Mail Tribune 100, Feb. 24, 1919
The following news items were drawn from the archives of the Mail Tribune 100 years ago.
Feb. 24, 1919
ASHLAND PARK BEING BEAUTIFIED FOR COMING SEASON
Ashland, Feb. 24 — Local parks are being made ready for the summer influx of tourists and picnic parties, and the favored spots will be more beautiful than ever the coming season. Hardy native shrubs and trees lead in the matter of giving permanency to the sylvan environment. Chief among the tree and shrub classifications which have been planted recently are 500 Oregon grape, 200 creeping maple, 200 columbine, 150 calphinal, 30 juniper, 75 cedar, 100 wild currant, 150 Scotch broom, 18 English walnut, 26 dogwood, 54 red willow, 15 Virginia creeper, 25 paradise tree, 17 wild lilac, 48 maple, 10 elm and 90 bunches of rushes, not to mention a lot of minor descriptions. All of these growths have got a fine start, and an enumeration is made in order that one may realize the extent and diversity which is being planned inside the park area. Live oak will be experimented with 25 specimens of the sturdy growth having been planted.
Flowers and bulbs already in place include about 5,000 tulips, 2,000 carnations, 3,600 lilies, 500 sweet Williams, 1,000 hollyhocks, 500 foxglove, 1,500 gladiola, and 1,800 dahlia bulbs. These have been selected with great care, and the necessary cultivation is attended to strictly in line with the pains bestowed in the matter of selection. Those who have heretofore noted the beautiful appearance of the park surroundings will find the adornment greatly enhanced in the approaching “good old summer time.”
The annual report of the park commission exhibits a gratifying condition, both as regards the physical status of the park area on the one hand, and the financial balance sheet on the other. Total receipts the past year, including a balance from 1917, were a trifle over $6,100. Of this sum the annual tax levy yielded approximately $4,000. The sale of cups at the mineral springs founts netted nearly $570, and gas privileges about $120. The Chautauqua park special appropriation was $300. Disbursements were a trifle over $4,700, the specific balance on hand, Dec. 31, 1918, having been $1,392.42. The payroll for upkeep amounted to $3,387.47 as far as labor is concerned. A major permanent improvement is the installation of 3,000 feet of water-pipe with automatic sprinklers, devices which greatly reduce the former cost and labor incident to irrigating the plants and lawns. Nearly 500 feet of one-inch hose has also been added to the equipment.

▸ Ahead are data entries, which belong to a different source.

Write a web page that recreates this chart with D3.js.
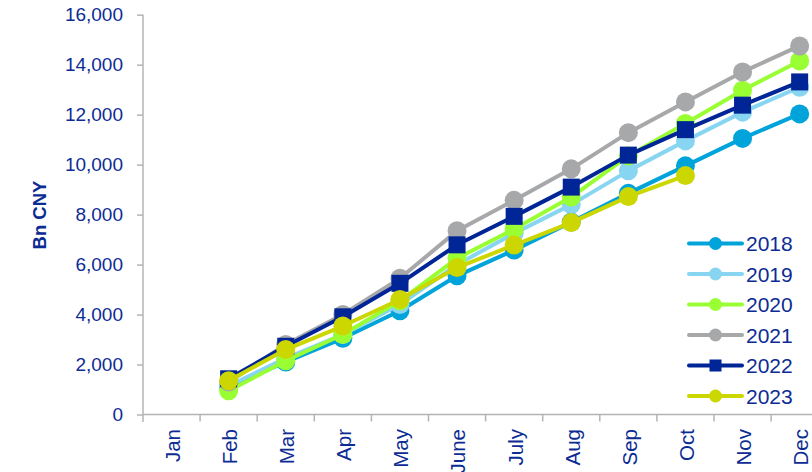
<!DOCTYPE html>
<html>
<head>
<meta charset="utf-8">
<script src="https://cdn.jsdelivr.net/npm/d3@7/dist/d3.min.js"></script>
<style>
  html, body { margin: 0; padding: 0; background: #ffffff; }
  svg { display: block; font-family: "Liberation Sans", Arial, sans-serif; }
</style>
</head>
<body>
<svg id="chart" width="812" height="472"></svg>
<script>
const months = ["Jan","Feb","Mar","Apr","May","June","July","Aug","Sep","Oct","Nov","Dec"];
const yTicks = [0, 2000, 4000, 6000, 8000, 10000, 12000, 14000, 16000];
const seriesNames = ["2018","2019","2020","2021","2022","2023"];
const v2018 = [null, 1100, 2100, 3050, 4150, 5550, 6580, 7700, 8850, 9950, 11050, 12030];
const v2019 = [null, 1150, 2250, 3200, 4400, 6000, 7250, 8400, 9750, 10950, 12100, 13100];
const v2020 = [null, 950, 2150, 3200, 4550, 6250, 7420, 8700, 10350, 11650, 12980, 14150];
const v2021 = [null, 1300, 2800, 4000, 5450, 7350, 8570, 9830, 11280, 12510, 13710, 14750];
const v2022 = [null, 1430, 2730, 3910, 5250, 6790, 7930, 9100, 10380, 11400, 12380, 13310];
const v2023 = [null, 1350, 2600, 3540, 4600, 5880, 6780, 7680, 8720, 9560, null, null];
const seriesValues = [v2018, v2019, v2020, v2021, v2022, v2023];
const seriesColors = ["#00A3DA", "#88D5F2", "#99FF33", "#A7A8AA", "#002596", "#CCD600"];
const seriesMarkers = ["circle","circle","circle","circle","square","circle"];

const textColor = "#0C2C94";
const axisColor = "#B4B4B4";

const svg = d3.select("#chart");
const x0 = 143, xEnd = 143 + 12 * 57.1;
const x = d3.scaleBand().domain(months).range([x0, xEnd]).padding(0);
const cx = m => x(m) + x.bandwidth() / 2;
const y = d3.scaleLinear().domain([0, 16000]).range([414.5, 14.7]);

// Y axis
const yAxis = d3.axisLeft(y).tickValues(yTicks).tickSize(6).tickPadding(14)
  .tickFormat(d3.format(","));
const gy = svg.append("g").attr("transform", `translate(${x0},0)`).call(yAxis);
gy.select(".domain").remove();
gy.selectAll(".tick line").attr("stroke", axisColor).attr("stroke-width", 1.5);
gy.selectAll(".tick text").attr("fill", textColor).attr("font-size", 19)
  .attr("font-family", "Liberation Sans, Arial, sans-serif");
svg.append("line").attr("x1", x0).attr("x2", x0).attr("y1", y(16000)).attr("y2", 422)
  .attr("stroke", axisColor).attr("stroke-width", 1.5);

// X axis
svg.append("line").attr("x1", x0).attr("x2", 812).attr("y1", y(0)).attr("y2", y(0))
  .attr("stroke", axisColor).attr("stroke-width", 1.5);
svg.append("g").selectAll("line").data(months.slice(1)).join("line")
  .attr("x1", d => x(d)).attr("x2", d => x(d))
  .attr("y1", y(0)).attr("y2", y(0) + 7)
  .attr("stroke", axisColor).attr("stroke-width", 1.5);
svg.append("g").selectAll("text").data(months).join("text")
  .attr("transform", d => `translate(${cx(d) + 1},429) rotate(-90)`)
  .attr("text-anchor", "end").attr("dy", "0.36em")
  .attr("fill", textColor).attr("font-size", 20.5)
  .text(d => d);

// Y title
svg.append("text")
  .attr("transform", "translate(39.5,215) rotate(-90)")
  .attr("text-anchor", "middle").attr("dy", "0.36em")
  .attr("fill", textColor).attr("font-size", 18.5).attr("font-weight", "bold")
  .text("Bn CNY");

// Series
const line = d3.line().defined(d => d.v != null).x(d => cx(d.m)).y(d => y(d.v));
seriesNames.forEach((name, i) => {
  const pts = months.map((m, j) => ({ m, v: seriesValues[i][j] }));
  const g = svg.append("g");
  g.append("path").datum(pts).attr("d", line)
    .attr("fill", "none").attr("stroke", seriesColors[i]).attr("stroke-width", 4)
    .attr("stroke-linejoin", "round");
  const valid = pts.filter(d => d.v != null);
  if (seriesMarkers[i] === "square") {
    g.selectAll("rect").data(valid).join("rect")
      .attr("x", d => cx(d.m) - 8.5).attr("y", d => y(d.v) - 8.5)
      .attr("width", 17).attr("height", 17).attr("fill", seriesColors[i]);
  } else {
    g.selectAll("circle").data(valid).join("circle")
      .attr("cx", d => cx(d.m)).attr("cy", d => y(d.v)).attr("r", 9.5)
      .attr("fill", seriesColors[i]);
  }
});

// Legend
const legend = svg.append("g");
const legY0 = 243.5, legStep = 30.5;
seriesNames.forEach((name, i) => {
  const ly = legY0 + i * legStep;
  const g = legend.append("g");
  g.append("line").attr("x1", 689).attr("x2", 742).attr("y1", ly).attr("y2", ly)
    .attr("stroke", seriesColors[i]).attr("stroke-width", 4).attr("stroke-linecap", "round");
  if (seriesMarkers[i] === "square") {
    g.append("rect").attr("x", 715.5 - 6).attr("y", ly - 6).attr("width", 12).attr("height", 12)
      .attr("fill", seriesColors[i]);
  } else {
    g.append("circle").attr("cx", 715.5).attr("cy", ly).attr("r", 6.5).attr("fill", seriesColors[i]);
  }
  g.append("text").attr("x", 746).attr("y", ly).attr("dy", "0.36em")
    .attr("fill", textColor).attr("font-size", 21).text(name);
});
</script>
</body>
</html>
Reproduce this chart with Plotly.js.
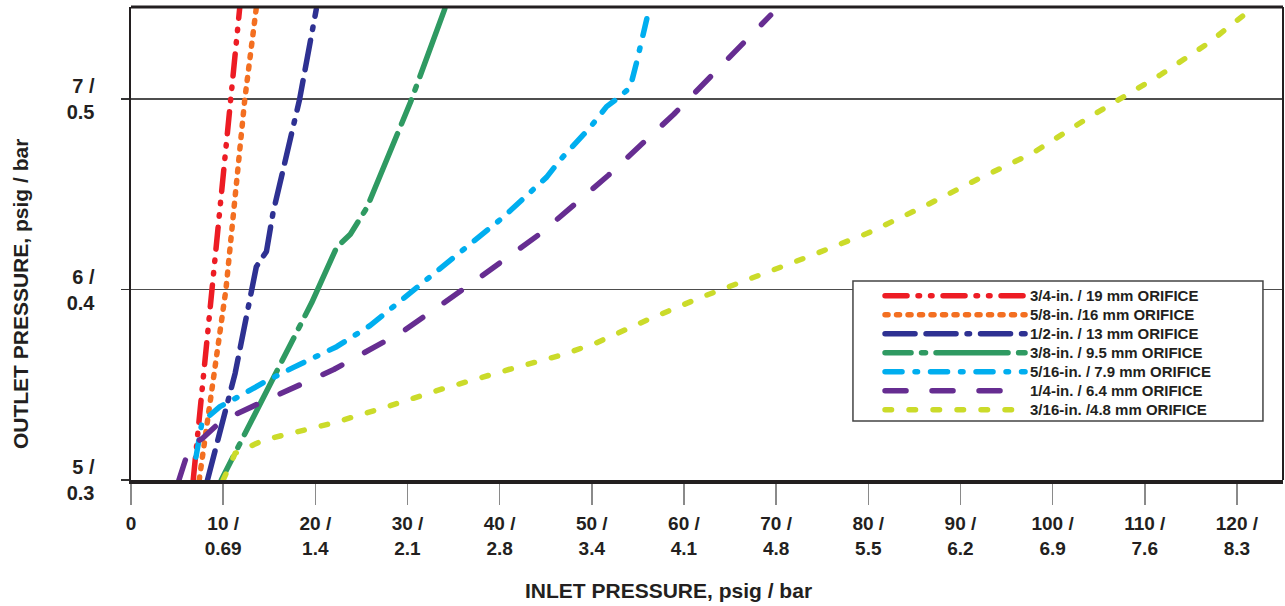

Park commission officials hold no sinecures. The extent of the system implies lots of work both theoretical and practical, while the scope of improvements continually being installed are sufficient to busy the members of the board in overseeing details. Individually they take pride in these activities, rendering a public spirited service in behalf of beautifying our local recreation and playgrounds, which are becoming one of the noted park reserves on the Pacific coast and a delightful resting spot for tourists and campers.